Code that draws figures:
+-------+
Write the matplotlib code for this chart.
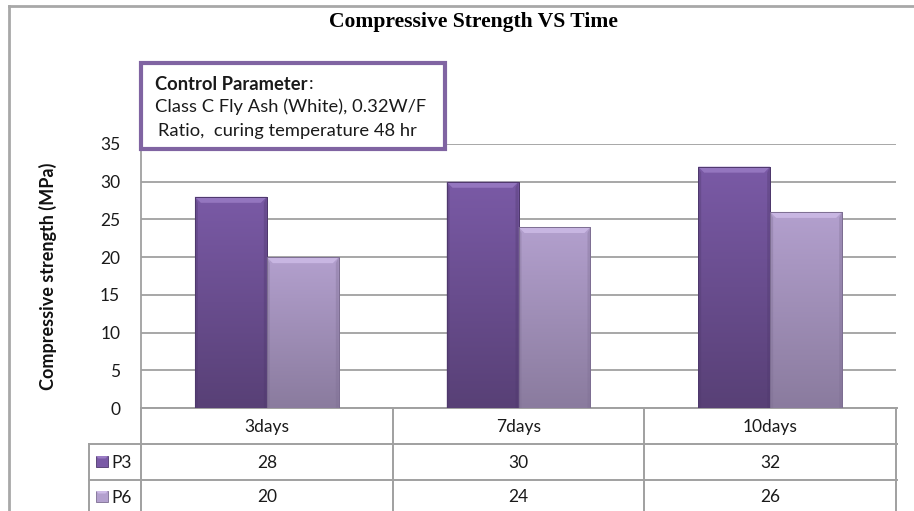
import numpy as np
import matplotlib
matplotlib.use("Agg")
import matplotlib.pyplot as plt
from matplotlib.patches import Rectangle, Polygon
from matplotlib.lines import Line2D
from matplotlib.colors import LinearSegmentedColormap

# Data
categories = ["3days", "7days", "10days"]
series_names = ["P3", "P6"]
p3_values = [28, 30, 32]
p6_values = [20, 24, 26]
y_ticks = [0, 5, 10, 15, 20, 25, 30, 35]

title = "Compressive Strength VS Time"
y_label = "Compressive strength (MPa)"

W, H = 914, 511
fig = plt.figure(figsize=(W / 100, H / 100), dpi=100)
plt.rcParams["font.family"] = ["Lato", "DejaVu Sans"]
FS = 12.5
BOX_FS = 13.2
TXT = "#1a1a1a"

# overlay in pixel coordinates for frame, table and annotation box
over = fig.add_axes([0, 0, 1, 1], zorder=0)
over.set_xlim(0, W)
over.set_ylim(H, 0)
over.axis("off")

# chart area frame
frame_col = "#A8A8A8"
over.add_line(Line2D([9, 9], [6, H + 5], color=frame_col, lw=2.0))
over.add_line(Line2D([9, W + 5], [6, 6], color=frame_col, lw=2.0))

# plot area (pixels)
px_l, px_r, px_t, px_b = 141, 896, 144, 408
ax = fig.add_axes([px_l / W, (H - px_b) / H, (px_r - px_l) / W, (px_b - px_t) / H], zorder=1)
ax.set_xlim(-0.5, len(categories) - 0.5)
ax.set_ylim(0, 35)
ax.patch.set_alpha(0)

grid_col = "#A0A0A0"
ax.set_yticks(y_ticks)
ax.set_yticklabels([str(t) for t in y_ticks], fontsize=FS, color=TXT)
ax.tick_params(axis="y", length=0, pad=15)
ax.set_xticks([])
ax.yaxis.grid(True, color=grid_col, lw=1.3)
ax.set_axisbelow(True)
for s in ["top", "right", "bottom"]:
    ax.spines[s].set_visible(False)
ax.spines["left"].set_color(grid_col)
ax.spines["left"].set_linewidth(1.3)
ax.set_ylabel(y_label, fontsize=13, fontweight="bold", color="#111111")
ax.yaxis.set_label_coords(-0.111, 0.5)

# bars
bw = 0.286
x = np.arange(len(categories))
bars_p3 = ax.bar(x - bw / 2, p3_values, bw, color="#674B8C", edgecolor="#4A3566", lw=0.6, zorder=2)
bars_p6 = ax.bar(x + bw / 2, p6_values, bw, color="#9C8AB5", edgecolor="#7E6E95", lw=0.6, zorder=2)

styles = {
    "P3": dict(top="#7A5AA6", bot="#584076", bevel="#9A7CC4", side="#4E386C"),
    "P6": dict(top="#B3A0CE", bot="#8A7B9E", bevel="#CDBBE6", side="#7D6E92"),
}

# pixel -> data unit sizes
ux = (len(categories)) / (px_r - px_l)
uy = 35 / (px_b - px_t)


def shade(bar, st):
    x0, y0 = bar.get_x(), bar.get_y()
    w, h = bar.get_width(), bar.get_height()
    cmap = LinearSegmentedColormap.from_list("g", [st["bot"], st["top"]])
    grad = np.linspace(0, 1, 256).reshape(-1, 1)
    im = ax.imshow(grad, cmap=cmap, extent=(x0, x0 + w, y0, y0 + h), origin="lower",
                   aspect="auto", zorder=3, interpolation="bicubic")
    im.set_clip_path(bar)
    bx, by = 6 * ux, 6 * uy
    top = y0 + h
    ax.add_patch(Polygon([(x0, top), (x0 + w, top), (x0 + w - bx, top - by), (x0 + bx, top - by)],
                         closed=True, facecolor=st["bevel"], edgecolor="none", alpha=0.85, zorder=4))
    sx = 3 * ux
    ax.add_patch(Polygon([(x0, top), (x0 + sx, top - by), (x0 + sx, y0), (x0, y0)],
                         closed=True, facecolor=st["side"], edgecolor="none", alpha=0.35, zorder=4))
    ax.add_patch(Polygon([(x0 + w, top), (x0 + w - sx, top - by), (x0 + w - sx, y0), (x0 + w, y0)],
                         closed=True, facecolor=st["side"], edgecolor="none", alpha=0.35, zorder=4))
    ax.add_patch(Rectangle((x0, y0), w, h, fill=False, edgecolor=st["side"], lw=0.7, zorder=5))


for b in bars_p3:
    shade(b, styles["P3"])
for b in bars_p6:
    shade(b, styles["P6"])
ax.set_xlim(-0.5, len(categories) - 0.5)
ax.set_ylim(0, 35)

# title
over.text(473, 22, title, ha="center", va="center", fontsize=15.6, fontweight="bold",
          family="Liberation Serif")

# data table below the plot area
row_y = [px_b, 444, 480, H + 5]
col_x = [px_l + (px_r - px_l) * i / len(categories) for i in range(len(categories) + 1)]
leg_l = 89
tcol = grid_col
tlw = 1.4
over.add_line(Line2D([px_l, px_r + 1], [px_b, px_b], color=tcol, lw=tlw))
for yy in row_y[1:3]:
    over.add_line(Line2D([leg_l, px_r + 1], [yy, yy], color=tcol, lw=tlw))
for cx in col_x:
    over.add_line(Line2D([cx, cx], [px_b, H + 5], color=tcol, lw=tlw))
over.add_line(Line2D([leg_l, leg_l], [row_y[1], H + 5], color=tcol, lw=tlw))

for i, c in enumerate(categories):
    cx = (col_x[i] + col_x[i + 1]) / 2
    over.text(cx, (row_y[0] + row_y[1]) / 2 + 1, c, ha="center", va="center", fontsize=FS, color=TXT)
    over.text(cx, (row_y[1] + row_y[2]) / 2 + 1, str(p3_values[i]), ha="center", va="center",
              fontsize=FS, color=TXT)
    over.text(cx, 497, str(p6_values[i]), ha="center", va="center", fontsize=FS, color=TXT)

# legend keys inside the table
for name, yc in zip(series_names, [(row_y[1] + row_y[2]) / 2, 497]):
    st = styles[name]
    over.add_patch(Rectangle((96, yc - 6), 12, 11, facecolor=st["top"], edgecolor=st["side"], lw=0.6, zorder=3))
    over.add_patch(Polygon([(96, yc - 6), (108, yc - 6), (105.5, yc - 3.5), (98.5, yc - 3.5)],
                           facecolor=st["bevel"], edgecolor="none", zorder=4))
    over.text(111, yc + 1, name, ha="left", va="center", fontsize=FS, color=TXT)

# annotation box with the control parameters
box_ax = fig.add_axes([0, 0, 1, 1], zorder=5)
box_ax.set_xlim(0, W)
box_ax.set_ylim(H, 0)
box_ax.axis("off")
box_ax.patch.set_alpha(0)
box_ax.add_patch(Rectangle((141, 63), 304, 86, facecolor="white", edgecolor="#8064A2", lw=3))
head = box_ax.text(155, 84, "Control Parameter", ha="left", va="center", fontsize=BOX_FS,
                   fontweight="bold", color=TXT)
fig.canvas.draw()
hb = head.get_window_extent().transformed(box_ax.transData.inverted())
box_ax.text(max(hb.x0, hb.x1) + 1, 84, ":", ha="left", va="center", fontsize=BOX_FS, color=TXT)
box_ax.text(155, 107, "Class C Fly Ash (White), 0.32W/F", ha="left", va="center", fontsize=BOX_FS,
            color=TXT)
box_ax.text(158, 131, "Ratio,  curing temperature 48 hr", ha="left", va="center", fontsize=BOX_FS,
            color=TXT)

fig.savefig("out.png", dpi=100)
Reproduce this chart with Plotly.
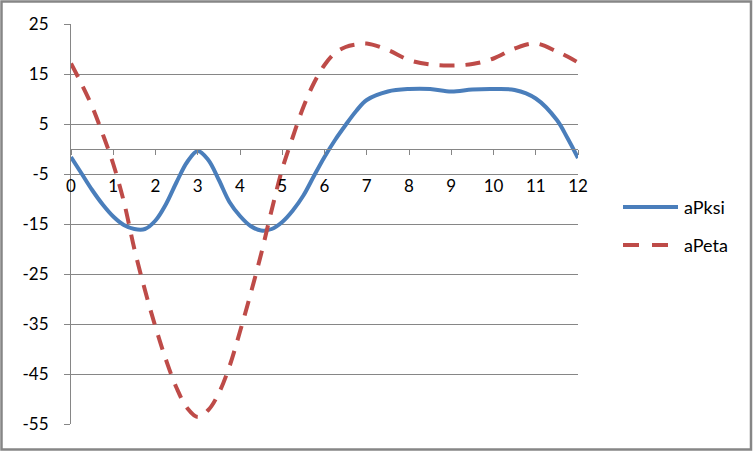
+-------+
Transcribe all of the material exactly, leaving out whatever pictures it contains.

Write the matplotlib code for this chart.
import numpy as np
import matplotlib
matplotlib.use("Agg")
import matplotlib.pyplot as plt
from matplotlib.patches import Rectangle, Polygon
from matplotlib.lines import Line2D
from matplotlib.colors import LinearSegmentedColormap

# Data
categories = ["3days", "7days", "10days"]
series_names = ["P3", "P6"]
p3_values = [28, 30, 32]
p6_values = [20, 24, 26]
y_ticks = [0, 5, 10, 15, 20, 25, 30, 35]

title = "Compressive Strength VS Time"
y_label = "Compressive strength (MPa)"

W, H = 914, 511
fig = plt.figure(figsize=(W / 100, H / 100), dpi=100)
plt.rcParams["font.family"] = ["Lato", "DejaVu Sans"]
FS = 12.5
BOX_FS = 13.2
TXT = "#1a1a1a"

# overlay in pixel coordinates for frame, table and annotation box
over = fig.add_axes([0, 0, 1, 1], zorder=0)
over.set_xlim(0, W)
over.set_ylim(H, 0)
over.axis("off")

# chart area frame
frame_col = "#A8A8A8"
over.add_line(Line2D([9, 9], [6, H + 5], color=frame_col, lw=2.0))
over.add_line(Line2D([9, W + 5], [6, 6], color=frame_col, lw=2.0))

# plot area (pixels)
px_l, px_r, px_t, px_b = 141, 896, 144, 408
ax = fig.add_axes([px_l / W, (H - px_b) / H, (px_r - px_l) / W, (px_b - px_t) / H], zorder=1)
ax.set_xlim(-0.5, len(categories) - 0.5)
ax.set_ylim(0, 35)
ax.patch.set_alpha(0)

grid_col = "#A0A0A0"
ax.set_yticks(y_ticks)
ax.set_yticklabels([str(t) for t in y_ticks], fontsize=FS, color=TXT)
ax.tick_params(axis="y", length=0, pad=15)
ax.set_xticks([])
ax.yaxis.grid(True, color=grid_col, lw=1.3)
ax.set_axisbelow(True)
for s in ["top", "right", "bottom"]:
    ax.spines[s].set_visible(False)
ax.spines["left"].set_color(grid_col)
ax.spines["left"].set_linewidth(1.3)
ax.set_ylabel(y_label, fontsize=13, fontweight="bold", color="#111111")
ax.yaxis.set_label_coords(-0.111, 0.5)

# bars
bw = 0.286
x = np.arange(len(categories))
bars_p3 = ax.bar(x - bw / 2, p3_values, bw, color="#674B8C", edgecolor="#4A3566", lw=0.6, zorder=2)
bars_p6 = ax.bar(x + bw / 2, p6_values, bw, color="#9C8AB5", edgecolor="#7E6E95", lw=0.6, zorder=2)

styles = {
    "P3": dict(top="#7A5AA6", bot="#584076", bevel="#9A7CC4", side="#4E386C"),
    "P6": dict(top="#B3A0CE", bot="#8A7B9E", bevel="#CDBBE6", side="#7D6E92"),
}

# pixel -> data unit sizes
ux = (len(categories)) / (px_r - px_l)
uy = 35 / (px_b - px_t)


def shade(bar, st):
    x0, y0 = bar.get_x(), bar.get_y()
    w, h = bar.get_width(), bar.get_height()
    cmap = LinearSegmentedColormap.from_list("g", [st["bot"], st["top"]])
    grad = np.linspace(0, 1, 256).reshape(-1, 1)
    im = ax.imshow(grad, cmap=cmap, extent=(x0, x0 + w, y0, y0 + h), origin="lower",
                   aspect="auto", zorder=3, interpolation="bicubic")
    im.set_clip_path(bar)
    bx, by = 6 * ux, 6 * uy
    top = y0 + h
    ax.add_patch(Polygon([(x0, top), (x0 + w, top), (x0 + w - bx, top - by), (x0 + bx, top - by)],
                         closed=True, facecolor=st["bevel"], edgecolor="none", alpha=0.85, zorder=4))
    sx = 3 * ux
    ax.add_patch(Polygon([(x0, top), (x0 + sx, top - by), (x0 + sx, y0), (x0, y0)],
                         closed=True, facecolor=st["side"], edgecolor="none", alpha=0.35, zorder=4))
    ax.add_patch(Polygon([(x0 + w, top), (x0 + w - sx, top - by), (x0 + w - sx, y0), (x0 + w, y0)],
                         closed=True, facecolor=st["side"], edgecolor="none", alpha=0.35, zorder=4))
    ax.add_patch(Rectangle((x0, y0), w, h, fill=False, edgecolor=st["side"], lw=0.7, zorder=5))


for b in bars_p3:
    shade(b, styles["P3"])
for b in bars_p6:
    shade(b, styles["P6"])
ax.set_xlim(-0.5, len(categories) - 0.5)
ax.set_ylim(0, 35)

# title
over.text(473, 22, title, ha="center", va="center", fontsize=15.6, fontweight="bold",
          family="Liberation Serif")

# data table below the plot area
row_y = [px_b, 444, 480, H + 5]
col_x = [px_l + (px_r - px_l) * i / len(categories) for i in range(len(categories) + 1)]
leg_l = 89
tcol = grid_col
tlw = 1.4
over.add_line(Line2D([px_l, px_r + 1], [px_b, px_b], color=tcol, lw=tlw))
for yy in row_y[1:3]:
    over.add_line(Line2D([leg_l, px_r + 1], [yy, yy], color=tcol, lw=tlw))
for cx in col_x:
    over.add_line(Line2D([cx, cx], [px_b, H + 5], color=tcol, lw=tlw))
over.add_line(Line2D([leg_l, leg_l], [row_y[1], H + 5], color=tcol, lw=tlw))

for i, c in enumerate(categories):
    cx = (col_x[i] + col_x[i + 1]) / 2
    over.text(cx, (row_y[0] + row_y[1]) / 2 + 1, c, ha="center", va="center", fontsize=FS, color=TXT)
    over.text(cx, (row_y[1] + row_y[2]) / 2 + 1, str(p3_values[i]), ha="center", va="center",
              fontsize=FS, color=TXT)
    over.text(cx, 497, str(p6_values[i]), ha="center", va="center", fontsize=FS, color=TXT)

# legend keys inside the table
for name, yc in zip(series_names, [(row_y[1] + row_y[2]) / 2, 497]):
    st = styles[name]
    over.add_patch(Rectangle((96, yc - 6), 12, 11, facecolor=st["top"], edgecolor=st["side"], lw=0.6, zorder=3))
    over.add_patch(Polygon([(96, yc - 6), (108, yc - 6), (105.5, yc - 3.5), (98.5, yc - 3.5)],
                           facecolor=st["bevel"], edgecolor="none", zorder=4))
    over.text(111, yc + 1, name, ha="left", va="center", fontsize=FS, color=TXT)

# annotation box with the control parameters
box_ax = fig.add_axes([0, 0, 1, 1], zorder=5)
box_ax.set_xlim(0, W)
box_ax.set_ylim(H, 0)
box_ax.axis("off")
box_ax.patch.set_alpha(0)
box_ax.add_patch(Rectangle((141, 63), 304, 86, facecolor="white", edgecolor="#8064A2", lw=3))
head = box_ax.text(155, 84, "Control Parameter", ha="left", va="center", fontsize=BOX_FS,
                   fontweight="bold", color=TXT)
fig.canvas.draw()
hb = head.get_window_extent().transformed(box_ax.transData.inverted())
box_ax.text(max(hb.x0, hb.x1) + 1, 84, ":", ha="left", va="center", fontsize=BOX_FS, color=TXT)
box_ax.text(155, 107, "Class C Fly Ash (White), 0.32W/F", ha="left", va="center", fontsize=BOX_FS,
            color=TXT)
box_ax.text(158, 131, "Ratio,  curing temperature 48 hr", ha="left", va="center", fontsize=BOX_FS,
            color=TXT)

fig.savefig("out.png", dpi=100)
Reproduce this chart with Plotly.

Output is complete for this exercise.